Parashar Lake is a popular weekend getaway and these days people visit this pristine Himalayan settlement even during the winters. And that’s where it all ends. Stay at the FRH or at the newly constructed PWD Rest House, click a couple of Milky Way shots, drink Old Monk, and head back to your base station the very next day.
Simple and easy!
However, just a few kilometers from Parashar, the Himalayan magic unfolds itself and all of a sudden the towering mountains appear to be rushing towards you from all the directions.
What lies beyond Parashar is absolute glory of the Himalayas. A walk to the Tunga Mata Temple from Parashar Lake takes not more than 3-4 hours but the return on this investment is huge.
Beyond your imagination!
Edited (22/04/2016) After a long discussion with experts, it has been established that the peak marked above as Ratan Thadi is infact an unnamed peak. Ratan Thadi lies further down on the same ridge.
The Dhauladhars, the Pir Panjals, and the Manikaran Spires group rise together and form a semi-circular arrangement surrounding the Tunga Mata Temple and it appears that the shrine is being guarded by the mighty towers from all directions.
The mystical duo of Dharmsura and Papsura rise from the far west and the white mountain ranges just keep on stretching themselves in either direction.
As you look at the semi-circular arrangement starting from Dhauladhar to Ali Ratni Tibba range (ART), there are as many as 15 prominent peaks that can be seen.
The Dhauladhars and the Pir Panjals form a semi-circular arrangement near Rohtang Pass, with Deo Tibba (6001m) guarding the right flank and Hanuman Tibba (5890m) holding the left post. Further right from Indrasan, the Great Himalayan divide unveils its magnificent gems namely the Papsura (White Sail Peak) and the Dharmsura Peak. Moving further ahead, one can see the South Parbati Peak in its absolute glory, standing tall like a mother guarding its little ones clinging to its feet.
And right in the middle of this semi-circular arrangement stands tall the King Mountain of Lahaul Valley; the Crown of Ghepan.

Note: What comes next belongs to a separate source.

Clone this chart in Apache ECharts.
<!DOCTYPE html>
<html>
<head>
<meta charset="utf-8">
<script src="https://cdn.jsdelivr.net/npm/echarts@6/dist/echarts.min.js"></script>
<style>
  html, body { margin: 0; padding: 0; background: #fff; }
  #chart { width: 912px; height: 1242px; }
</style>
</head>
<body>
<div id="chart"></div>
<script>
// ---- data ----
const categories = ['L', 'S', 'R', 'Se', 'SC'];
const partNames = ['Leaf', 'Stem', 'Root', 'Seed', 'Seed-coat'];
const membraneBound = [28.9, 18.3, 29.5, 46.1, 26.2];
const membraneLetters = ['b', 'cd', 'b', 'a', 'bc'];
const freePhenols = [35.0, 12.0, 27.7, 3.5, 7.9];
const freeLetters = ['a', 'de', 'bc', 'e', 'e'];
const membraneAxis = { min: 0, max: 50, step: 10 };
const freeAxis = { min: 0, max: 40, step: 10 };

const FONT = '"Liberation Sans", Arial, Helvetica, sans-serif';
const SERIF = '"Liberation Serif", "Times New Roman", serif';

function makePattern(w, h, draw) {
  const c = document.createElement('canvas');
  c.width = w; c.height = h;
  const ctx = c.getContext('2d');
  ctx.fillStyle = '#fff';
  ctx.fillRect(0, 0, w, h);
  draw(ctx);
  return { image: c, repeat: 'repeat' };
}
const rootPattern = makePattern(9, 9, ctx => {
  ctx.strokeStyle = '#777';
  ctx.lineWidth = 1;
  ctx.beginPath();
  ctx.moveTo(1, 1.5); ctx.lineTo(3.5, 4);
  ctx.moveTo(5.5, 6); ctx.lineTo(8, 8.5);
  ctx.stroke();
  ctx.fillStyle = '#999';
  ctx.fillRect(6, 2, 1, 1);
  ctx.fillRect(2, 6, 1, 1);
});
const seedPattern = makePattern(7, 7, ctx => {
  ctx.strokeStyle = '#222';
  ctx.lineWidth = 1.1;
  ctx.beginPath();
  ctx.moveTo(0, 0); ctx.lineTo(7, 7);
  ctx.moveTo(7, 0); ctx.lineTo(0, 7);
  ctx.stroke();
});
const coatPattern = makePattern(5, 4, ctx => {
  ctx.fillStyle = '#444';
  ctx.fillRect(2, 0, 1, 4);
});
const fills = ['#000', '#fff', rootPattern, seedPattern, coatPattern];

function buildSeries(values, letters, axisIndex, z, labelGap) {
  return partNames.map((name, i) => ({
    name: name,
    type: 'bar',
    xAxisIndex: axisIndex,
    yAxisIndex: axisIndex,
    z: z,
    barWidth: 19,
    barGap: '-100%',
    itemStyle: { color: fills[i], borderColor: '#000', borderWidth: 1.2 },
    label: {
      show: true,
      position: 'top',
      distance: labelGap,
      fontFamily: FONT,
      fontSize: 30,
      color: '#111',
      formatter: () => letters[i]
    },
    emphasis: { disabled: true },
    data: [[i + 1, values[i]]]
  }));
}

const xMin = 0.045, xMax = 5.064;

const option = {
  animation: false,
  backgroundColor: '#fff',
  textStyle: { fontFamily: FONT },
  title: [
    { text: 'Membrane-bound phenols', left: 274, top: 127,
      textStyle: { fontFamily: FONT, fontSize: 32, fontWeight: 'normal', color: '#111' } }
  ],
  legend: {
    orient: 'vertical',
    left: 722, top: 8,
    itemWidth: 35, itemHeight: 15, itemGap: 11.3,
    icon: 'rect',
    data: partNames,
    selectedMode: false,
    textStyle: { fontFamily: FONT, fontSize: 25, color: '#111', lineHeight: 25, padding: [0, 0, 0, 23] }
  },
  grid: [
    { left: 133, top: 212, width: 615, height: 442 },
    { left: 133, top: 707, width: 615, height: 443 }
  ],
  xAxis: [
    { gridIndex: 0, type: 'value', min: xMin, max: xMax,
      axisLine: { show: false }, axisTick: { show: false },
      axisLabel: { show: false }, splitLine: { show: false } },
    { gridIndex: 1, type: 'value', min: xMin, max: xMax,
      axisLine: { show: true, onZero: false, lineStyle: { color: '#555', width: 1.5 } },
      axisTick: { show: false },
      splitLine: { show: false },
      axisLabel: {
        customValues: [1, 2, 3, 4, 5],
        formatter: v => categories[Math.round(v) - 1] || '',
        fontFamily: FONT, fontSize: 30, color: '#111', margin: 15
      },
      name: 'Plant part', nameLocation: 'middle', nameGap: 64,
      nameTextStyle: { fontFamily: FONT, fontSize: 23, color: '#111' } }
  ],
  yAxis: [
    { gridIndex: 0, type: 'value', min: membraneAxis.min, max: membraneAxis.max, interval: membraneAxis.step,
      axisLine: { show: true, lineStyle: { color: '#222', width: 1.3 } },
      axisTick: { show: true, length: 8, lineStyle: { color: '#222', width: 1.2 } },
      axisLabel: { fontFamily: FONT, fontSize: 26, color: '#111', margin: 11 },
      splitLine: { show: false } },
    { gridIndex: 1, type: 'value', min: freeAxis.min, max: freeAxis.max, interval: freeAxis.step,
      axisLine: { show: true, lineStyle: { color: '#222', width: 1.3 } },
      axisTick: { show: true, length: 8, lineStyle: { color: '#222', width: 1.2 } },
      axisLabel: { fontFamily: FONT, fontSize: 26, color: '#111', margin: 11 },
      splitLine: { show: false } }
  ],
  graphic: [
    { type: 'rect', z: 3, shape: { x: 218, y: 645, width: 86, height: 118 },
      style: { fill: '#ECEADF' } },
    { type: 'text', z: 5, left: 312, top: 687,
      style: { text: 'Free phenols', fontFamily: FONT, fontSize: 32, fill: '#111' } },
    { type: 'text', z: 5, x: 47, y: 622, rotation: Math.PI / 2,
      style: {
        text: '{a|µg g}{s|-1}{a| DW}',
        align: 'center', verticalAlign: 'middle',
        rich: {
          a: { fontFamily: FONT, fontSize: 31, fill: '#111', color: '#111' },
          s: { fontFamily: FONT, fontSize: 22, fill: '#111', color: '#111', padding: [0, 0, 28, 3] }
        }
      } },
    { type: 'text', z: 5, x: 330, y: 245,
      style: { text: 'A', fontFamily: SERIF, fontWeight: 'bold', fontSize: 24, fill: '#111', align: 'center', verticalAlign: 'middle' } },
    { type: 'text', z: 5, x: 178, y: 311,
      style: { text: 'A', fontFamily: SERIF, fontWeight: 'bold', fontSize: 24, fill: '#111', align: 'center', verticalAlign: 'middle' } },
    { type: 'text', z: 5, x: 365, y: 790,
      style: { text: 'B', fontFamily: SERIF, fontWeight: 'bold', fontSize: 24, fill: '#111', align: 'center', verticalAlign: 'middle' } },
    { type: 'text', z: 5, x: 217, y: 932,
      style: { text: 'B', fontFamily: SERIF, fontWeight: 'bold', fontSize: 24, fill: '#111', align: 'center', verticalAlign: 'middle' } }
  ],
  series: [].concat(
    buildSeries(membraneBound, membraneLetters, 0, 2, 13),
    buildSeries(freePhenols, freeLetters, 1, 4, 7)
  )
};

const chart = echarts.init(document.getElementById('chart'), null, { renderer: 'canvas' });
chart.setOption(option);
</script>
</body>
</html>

The journey to the magnificent Tunga Temple starts from the end of road at Parashar. Right from where you get off your vehicle atop the Parashar Hill, a kutcha road meanders ahead and disappears into the wilderness after a few hundred meters.

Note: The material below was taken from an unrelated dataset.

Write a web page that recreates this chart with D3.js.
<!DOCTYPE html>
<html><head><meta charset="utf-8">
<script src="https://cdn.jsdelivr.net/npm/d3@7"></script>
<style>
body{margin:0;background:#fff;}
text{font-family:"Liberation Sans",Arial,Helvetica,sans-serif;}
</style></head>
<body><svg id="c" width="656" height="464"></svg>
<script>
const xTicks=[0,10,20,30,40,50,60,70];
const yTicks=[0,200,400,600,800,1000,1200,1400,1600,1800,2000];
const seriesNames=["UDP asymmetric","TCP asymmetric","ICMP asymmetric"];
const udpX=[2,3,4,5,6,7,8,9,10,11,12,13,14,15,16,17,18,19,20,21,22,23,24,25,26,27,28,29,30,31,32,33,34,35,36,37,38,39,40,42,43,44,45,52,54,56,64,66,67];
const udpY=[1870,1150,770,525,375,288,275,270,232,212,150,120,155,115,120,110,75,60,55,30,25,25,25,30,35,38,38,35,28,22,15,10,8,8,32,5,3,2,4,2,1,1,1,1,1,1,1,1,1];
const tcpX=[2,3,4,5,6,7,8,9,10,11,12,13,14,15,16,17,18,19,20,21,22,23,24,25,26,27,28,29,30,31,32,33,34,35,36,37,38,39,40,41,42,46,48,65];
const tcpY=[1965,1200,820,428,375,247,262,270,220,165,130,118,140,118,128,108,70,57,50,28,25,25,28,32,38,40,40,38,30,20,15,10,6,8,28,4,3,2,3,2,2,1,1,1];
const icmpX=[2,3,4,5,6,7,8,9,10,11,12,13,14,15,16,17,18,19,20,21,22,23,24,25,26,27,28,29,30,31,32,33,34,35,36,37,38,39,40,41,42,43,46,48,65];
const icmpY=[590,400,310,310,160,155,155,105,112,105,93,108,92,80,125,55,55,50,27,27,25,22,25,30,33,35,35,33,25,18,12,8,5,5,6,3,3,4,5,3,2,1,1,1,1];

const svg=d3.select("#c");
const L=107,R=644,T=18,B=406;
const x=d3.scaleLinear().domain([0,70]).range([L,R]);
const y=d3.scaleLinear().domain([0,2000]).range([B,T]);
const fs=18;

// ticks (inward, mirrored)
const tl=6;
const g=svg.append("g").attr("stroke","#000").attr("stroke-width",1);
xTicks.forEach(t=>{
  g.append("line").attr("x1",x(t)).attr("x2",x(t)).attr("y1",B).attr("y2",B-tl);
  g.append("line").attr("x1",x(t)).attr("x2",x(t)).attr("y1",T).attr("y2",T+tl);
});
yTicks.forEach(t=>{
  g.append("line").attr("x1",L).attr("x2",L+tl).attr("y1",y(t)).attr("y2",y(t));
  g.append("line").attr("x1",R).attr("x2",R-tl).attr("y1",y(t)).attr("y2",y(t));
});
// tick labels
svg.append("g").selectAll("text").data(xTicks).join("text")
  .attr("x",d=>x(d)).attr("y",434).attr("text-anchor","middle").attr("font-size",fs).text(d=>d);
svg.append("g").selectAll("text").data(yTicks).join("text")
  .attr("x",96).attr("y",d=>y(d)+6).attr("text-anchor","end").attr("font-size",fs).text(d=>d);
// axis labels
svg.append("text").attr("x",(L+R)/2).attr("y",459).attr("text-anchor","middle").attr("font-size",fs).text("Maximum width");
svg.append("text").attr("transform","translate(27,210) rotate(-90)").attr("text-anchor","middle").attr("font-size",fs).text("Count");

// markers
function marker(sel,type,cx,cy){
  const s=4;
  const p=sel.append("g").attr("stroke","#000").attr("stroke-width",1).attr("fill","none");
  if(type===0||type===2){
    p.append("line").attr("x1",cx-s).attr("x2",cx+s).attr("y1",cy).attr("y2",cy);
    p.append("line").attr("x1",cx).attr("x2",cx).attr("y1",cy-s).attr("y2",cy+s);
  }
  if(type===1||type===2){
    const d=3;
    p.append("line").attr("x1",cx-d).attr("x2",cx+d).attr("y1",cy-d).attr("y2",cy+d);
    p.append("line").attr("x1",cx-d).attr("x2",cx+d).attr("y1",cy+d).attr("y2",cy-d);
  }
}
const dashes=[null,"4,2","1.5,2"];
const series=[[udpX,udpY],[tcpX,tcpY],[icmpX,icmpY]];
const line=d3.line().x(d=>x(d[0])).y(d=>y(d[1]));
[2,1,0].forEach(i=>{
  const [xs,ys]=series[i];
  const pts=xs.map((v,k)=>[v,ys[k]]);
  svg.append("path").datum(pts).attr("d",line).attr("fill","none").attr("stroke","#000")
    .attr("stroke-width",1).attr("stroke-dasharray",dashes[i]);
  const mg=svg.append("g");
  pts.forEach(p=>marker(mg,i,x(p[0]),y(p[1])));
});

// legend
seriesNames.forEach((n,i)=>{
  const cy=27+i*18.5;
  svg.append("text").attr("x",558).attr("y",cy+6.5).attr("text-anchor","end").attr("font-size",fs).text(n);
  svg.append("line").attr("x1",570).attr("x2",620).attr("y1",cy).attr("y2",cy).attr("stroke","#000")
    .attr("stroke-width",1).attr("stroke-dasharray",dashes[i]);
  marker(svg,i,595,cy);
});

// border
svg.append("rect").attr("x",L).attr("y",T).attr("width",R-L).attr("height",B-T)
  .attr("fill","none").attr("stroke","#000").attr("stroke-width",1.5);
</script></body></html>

A 10km walk amidst the rhododendron dominated forest, under the shadow of Deo Tibba, a partially marked trail leads you to the temple of Tunga Bhagwati. The entire trail is riddled with miniature lakes that add to the beauty of this walk. The temple stands atop a hill where from you can see the River Beas gradually snaking towards the planes of Mandi.

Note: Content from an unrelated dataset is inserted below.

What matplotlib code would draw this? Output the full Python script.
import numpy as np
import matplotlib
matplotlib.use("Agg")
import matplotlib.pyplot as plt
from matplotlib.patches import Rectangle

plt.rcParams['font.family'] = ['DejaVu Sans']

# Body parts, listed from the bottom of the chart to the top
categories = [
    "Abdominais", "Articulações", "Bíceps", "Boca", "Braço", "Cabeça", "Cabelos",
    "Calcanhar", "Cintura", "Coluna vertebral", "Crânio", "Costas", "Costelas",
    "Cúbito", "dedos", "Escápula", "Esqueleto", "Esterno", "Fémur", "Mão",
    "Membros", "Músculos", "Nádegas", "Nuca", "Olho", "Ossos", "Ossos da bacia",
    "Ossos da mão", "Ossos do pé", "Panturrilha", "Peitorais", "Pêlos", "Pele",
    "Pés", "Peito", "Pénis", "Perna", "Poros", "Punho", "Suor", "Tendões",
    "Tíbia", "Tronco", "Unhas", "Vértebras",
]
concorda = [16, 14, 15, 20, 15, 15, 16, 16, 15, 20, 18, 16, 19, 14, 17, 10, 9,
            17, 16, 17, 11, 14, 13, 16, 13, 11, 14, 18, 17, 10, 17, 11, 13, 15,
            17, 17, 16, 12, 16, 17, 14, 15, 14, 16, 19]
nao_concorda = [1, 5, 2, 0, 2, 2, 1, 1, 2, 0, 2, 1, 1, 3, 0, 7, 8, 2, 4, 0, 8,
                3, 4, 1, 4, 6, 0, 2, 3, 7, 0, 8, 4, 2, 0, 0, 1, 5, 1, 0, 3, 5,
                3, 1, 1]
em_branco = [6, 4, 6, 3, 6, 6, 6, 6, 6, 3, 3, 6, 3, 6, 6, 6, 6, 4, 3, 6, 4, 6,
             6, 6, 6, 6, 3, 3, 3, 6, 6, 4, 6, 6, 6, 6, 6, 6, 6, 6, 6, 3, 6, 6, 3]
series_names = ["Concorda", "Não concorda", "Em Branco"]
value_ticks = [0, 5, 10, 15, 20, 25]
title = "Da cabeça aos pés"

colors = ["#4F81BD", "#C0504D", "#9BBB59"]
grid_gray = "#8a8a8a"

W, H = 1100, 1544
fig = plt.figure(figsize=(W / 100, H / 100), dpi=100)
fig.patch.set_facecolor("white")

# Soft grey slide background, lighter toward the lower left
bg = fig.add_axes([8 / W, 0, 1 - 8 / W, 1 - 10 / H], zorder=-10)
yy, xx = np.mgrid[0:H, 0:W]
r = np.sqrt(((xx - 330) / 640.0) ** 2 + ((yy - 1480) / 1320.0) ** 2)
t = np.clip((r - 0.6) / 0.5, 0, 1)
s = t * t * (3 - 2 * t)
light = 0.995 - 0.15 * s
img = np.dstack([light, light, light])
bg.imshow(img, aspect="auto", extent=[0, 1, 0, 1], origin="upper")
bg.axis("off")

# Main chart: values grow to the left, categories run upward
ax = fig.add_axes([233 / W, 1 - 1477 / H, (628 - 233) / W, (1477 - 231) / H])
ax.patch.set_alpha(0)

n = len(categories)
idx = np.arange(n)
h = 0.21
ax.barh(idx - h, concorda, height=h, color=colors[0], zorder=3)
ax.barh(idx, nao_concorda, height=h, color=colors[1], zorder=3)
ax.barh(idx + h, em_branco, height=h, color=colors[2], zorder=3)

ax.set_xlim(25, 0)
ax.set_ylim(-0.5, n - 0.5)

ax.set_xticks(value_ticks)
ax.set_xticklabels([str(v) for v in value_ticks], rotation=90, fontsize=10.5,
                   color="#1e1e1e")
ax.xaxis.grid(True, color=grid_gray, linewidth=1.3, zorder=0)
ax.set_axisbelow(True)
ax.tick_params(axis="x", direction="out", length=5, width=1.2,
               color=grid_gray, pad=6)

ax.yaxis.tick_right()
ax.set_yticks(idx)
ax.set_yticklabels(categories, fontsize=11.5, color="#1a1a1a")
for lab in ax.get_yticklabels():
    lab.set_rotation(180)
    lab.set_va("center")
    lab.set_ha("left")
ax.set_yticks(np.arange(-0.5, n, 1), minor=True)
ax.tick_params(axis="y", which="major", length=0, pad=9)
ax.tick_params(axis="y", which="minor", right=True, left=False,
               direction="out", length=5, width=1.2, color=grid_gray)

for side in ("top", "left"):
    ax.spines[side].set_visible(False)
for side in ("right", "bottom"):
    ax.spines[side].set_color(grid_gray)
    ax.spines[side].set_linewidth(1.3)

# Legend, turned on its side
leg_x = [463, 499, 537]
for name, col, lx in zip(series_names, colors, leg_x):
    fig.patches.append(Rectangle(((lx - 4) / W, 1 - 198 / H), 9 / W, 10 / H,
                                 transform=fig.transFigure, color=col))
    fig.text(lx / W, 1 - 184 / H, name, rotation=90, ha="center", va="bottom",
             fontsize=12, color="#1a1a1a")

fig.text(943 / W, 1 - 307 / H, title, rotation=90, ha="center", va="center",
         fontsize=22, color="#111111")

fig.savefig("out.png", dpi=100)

There are plenty of stay options at Tunga Bhagwati and throughout the trek, you can see uninhabited gujjar huts, which can serve as a shelter in case of an emergency. Barring the few hundred meters in the end, the entire walk can be termed as an easy walk.
From Tunga, its another three-four hour walk to Jwalapur village, which is connected to the Manali – Mandi road at Panarsa, a few kilometers from Aut Tunnel. The descent to Jwalapur is also easy.
However, the bus journey from Jwalapur to the main road is not an easy one. This approach road is probably one of the most dangerous road of Mandi district. The roads are narrow, valleys steeper, and drivers always driving in the Fast and Furious mode.
There was only one proper written record of this trek on the web at Shalabh’s Trek Himachal. Although I have seen many people in my friend circle talking about the Tunga Trail but I couldn’t find much info about it on the Internet. I am attaching the map uploaded by Shalabh on his website, which is a good reference to look into while you plan your journey to the temple of Tunga.
During the recently concluded International Shivratri Festival of Mandi, I saw the palanquin as well as the rath of the Tunga Devi. There I was told that various deities visit the abode of Rishi Parashar during Chaitra Navratri (first Navratri of the year). I was fortunate enough to experience the meeting of divine Himalayan saints.
This time around, it was the meeting of Rishi Parashar with Rishi Shukdev. Rishi Parashar happens to be the Grand Father of Rishi Shukdev.
Before entering inside the temple , the deity literally takes a dip in the holy waters of the lake. The head or the crown of the palanquin was dipped in the lake and only after that the deity moved inside the temple with great show of dance and music.
This surely was a journey worth taking!
P.S. Tunga Mata Temple stands at a height of 2995 meters.